Of course, campaigning for HIV awareness sort of runs in Harry’s bloodline. His mother, HRH Diana, Princess of Wales was a stalwart HIV/AIDS activist, and was even photographed shaking hands with an HIV positive man in 1987, at the height of the aids epidemic. While now that seems like not such a big deal, back in the 80s, at the height of the aids epidemic, there was a lot of hysteria and misinformation in circulation about HIV and AIDS, and a lot of people suffered terrible discrimination on the basis of either the fact that they were positive, or even that they were homosexual. The disease was really only “discovered” (by which I mean identified and described) by the American Center for disease Control (the CDC) in 1981, when public health officials flagged-up similar lung infections that had occurred in no less that five gay men living in the Los Angeles area. We would later go on to know that “lung infection” as PCP pneumonia. This discovery led to the discovery that all five of these men (a few of which had already died by the time the report had been made public) also had other “opportunistic” (to use the medical term) infections that usually only occur in patients with compromised immune systems. It was that realisation that led the CDC to realise how the disease really exploded among gay males.  Nowadays (looking again at UK statistics), heterosexual men and black women are quickly closing-in on this demographic, although men who have sex with men are still the largest affected group.

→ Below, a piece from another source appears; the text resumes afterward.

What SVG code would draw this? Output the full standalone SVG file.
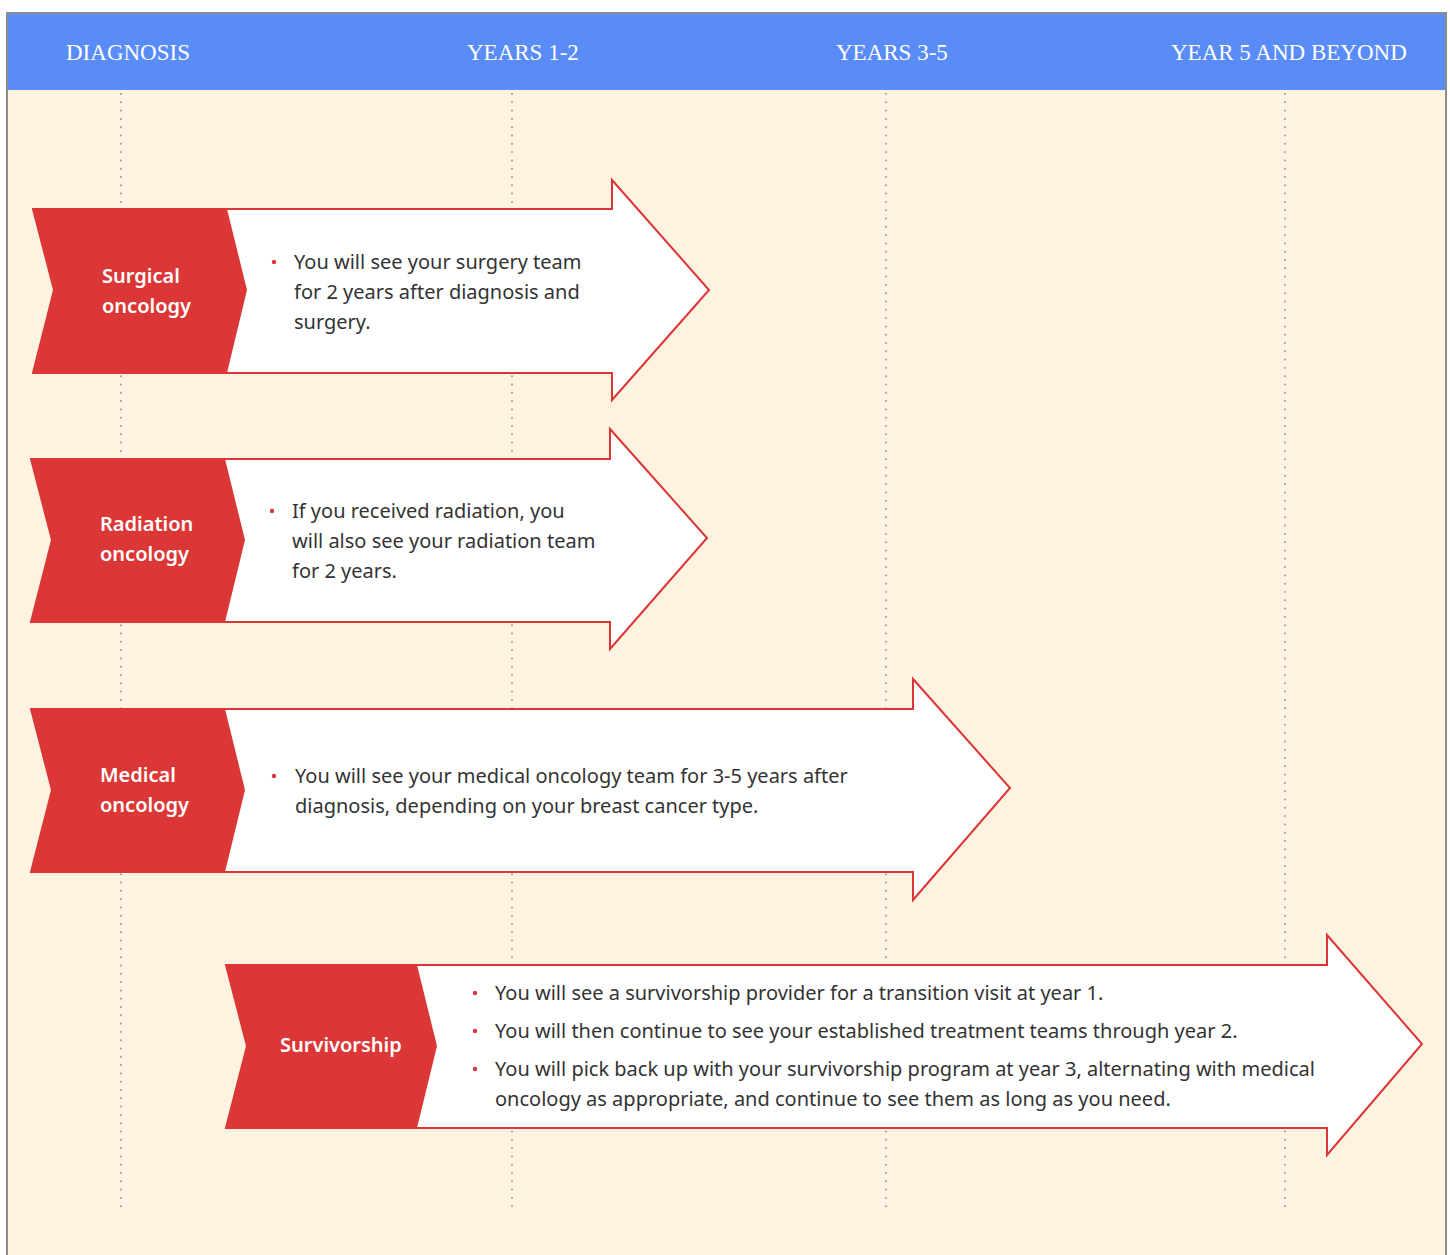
<svg xmlns="http://www.w3.org/2000/svg" width="1450" height="1255" viewBox="0 0 1450 1255">
<style>
.hdr{font-family:"Liberation Serif","Times New Roman",serif;font-size:23px;fill:#ffffff;}
.lbl{font-family:"Noto Sans","Open Sans",sans-serif;font-size:20px;font-weight:600;fill:#ffffff;}
.txt{font-family:"Noto Sans","Open Sans",sans-serif;font-size:20px;fill:#333333;}
.dot{fill:#dd3535;}
.body{fill:#ffffff;stroke:#dd3535;stroke-width:2;}
.chev{fill:#dc3737;}
.grid{stroke:#9a9a9a;stroke-width:2;stroke-dasharray:0 8.3;stroke-linecap:round;fill:none;}
</style>
<rect x="0" y="0" width="1450" height="1255" fill="#ffffff"/>
<rect x="7" y="13" width="1439" height="1250" fill="#fdf3e0" stroke="#8c8c8c" stroke-width="2"/>
<rect x="8" y="14" width="1437" height="76" fill="#5a8cf8"/>
<g id="headers">
<text class="hdr" x="66" y="60">DIAGNOSIS</text>
<text class="hdr" x="467" y="60">YEARS 1-2</text>
<text class="hdr" x="836" y="60">YEARS 3-5</text>
<text class="hdr" x="1171" y="60">YEAR 5 AND BEYOND</text>
</g>
<g id="connectors">
<line class="grid" x1="121" y1="94" x2="121" y2="1210"/>
<line class="grid" x1="512" y1="94" x2="512" y2="1210"/>
<line class="grid" x1="886" y1="94" x2="886" y2="1210"/>
<line class="grid" x1="1285" y1="94" x2="1285" y2="1210"/>
</g>
<g id="surgical">
<polygon class="body" points="33,209 612,209 612,180 709,290 612,400 612,373 33,373 54,290"/>
<polygon class="chev" points="33,209 227,209 247,290 227,373 33,373 54,290"/>
<text class="lbl" x="102" y="283">Surgical</text>
<text class="lbl" x="102" y="313">oncology</text>
<circle class="dot" cx="274" cy="262" r="2.2"/>
<text class="txt" x="294" y="269">You will see your surgery team</text>
<text class="txt" x="294" y="299">for 2 years after diagnosis and</text>
<text class="txt" x="294" y="329">surgery.</text>
</g>
<g id="radiation">
<polygon class="body" points="31,459 610,459 610,429 707,538 610,649 610,622 31,622 52,540"/>
<polygon class="chev" points="31,459 225,459 245,540 225,622 31,622 52,540"/>
<text class="lbl" x="100" y="531">Radiation</text>
<text class="lbl" x="100" y="561">oncology</text>
<circle class="dot" cx="272" cy="511" r="2.2"/>
<text class="txt" x="292" y="518">If you received radiation, you</text>
<text class="txt" x="292" y="548">will also see your radiation team</text>
<text class="txt" x="292" y="578">for 2 years.</text>
</g>
<g id="medical">
<polygon class="body" points="31,709 913,709 913,679 1010,788 913,900 913,872 31,872 52,790"/>
<polygon class="chev" points="31,709 225,709 245,790 225,872 31,872 52,790"/>
<text class="lbl" x="100" y="782">Medical</text>
<text class="lbl" x="100" y="812">oncology</text>
<circle class="dot" cx="274" cy="776" r="2.2"/>
<text class="txt" x="295" y="783">You will see your medical oncology team for 3-5 years after</text>
<text class="txt" x="295" y="813">diagnosis, depending on your breast cancer type.</text>
</g>
<g id="survivorship">
<polygon class="body" points="226,965 1327,965 1327,935 1422,1044 1327,1155 1327,1128 226,1128 247,1046"/>
<polygon class="chev" points="226,965 417,965 437,1046 417,1128 226,1128 247,1046"/>
<text class="lbl" x="280" y="1052">Survivorship</text>
<circle class="dot" cx="475" cy="993" r="2.2"/>
<text class="txt" x="495" y="1000">You will see a survivorship provider for a transition visit at year 1.</text>
<circle class="dot" cx="475" cy="1031" r="2.2"/>
<text class="txt" x="495" y="1038">You will then continue to see your established treatment teams through year 2.</text>
<circle class="dot" cx="475" cy="1069" r="2.2"/>
<text class="txt" x="495" y="1076">You will pick back up with your survivorship program at year 3, alternating with medical</text>
<text class="txt" x="495" y="1106">oncology as appropriate, and continue to see them as long as you need.</text>
</g>
</svg>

Worldwide, 36.9 million people are living with HIV, with a majority of them living in low-income to poverty-stricken regions. Of those 36.9 million people, 2.6 million are children. Sub-Saharan Africa is particularly hard hit, with a staggering 28.5 million people living with the disease in that region alone.

Ian Green is the Chief Executive of the Terrence Higgins Trust, a sexual health and education charity in the UK that was present at the event. He spoke to The Guardian in praise of Harry, calling his commitment to fighting HIV ” genuine and personal”,  and later called the event a “groundbreaking moment in the fight against HIV.”

Harry himself was the very portrait of poised, royal deportment. Of the issue, he had this to say.

Whether you are a man, woman, gay, straight, black, white, whatever, or even ginger – why wouldn’t you come and have a test? We all shouldn’t be on the other side of the river pointing, saying: ‘You should get the test.’ To normalise the situation surely it’s better if everyone gets tested. Let’s all get tested.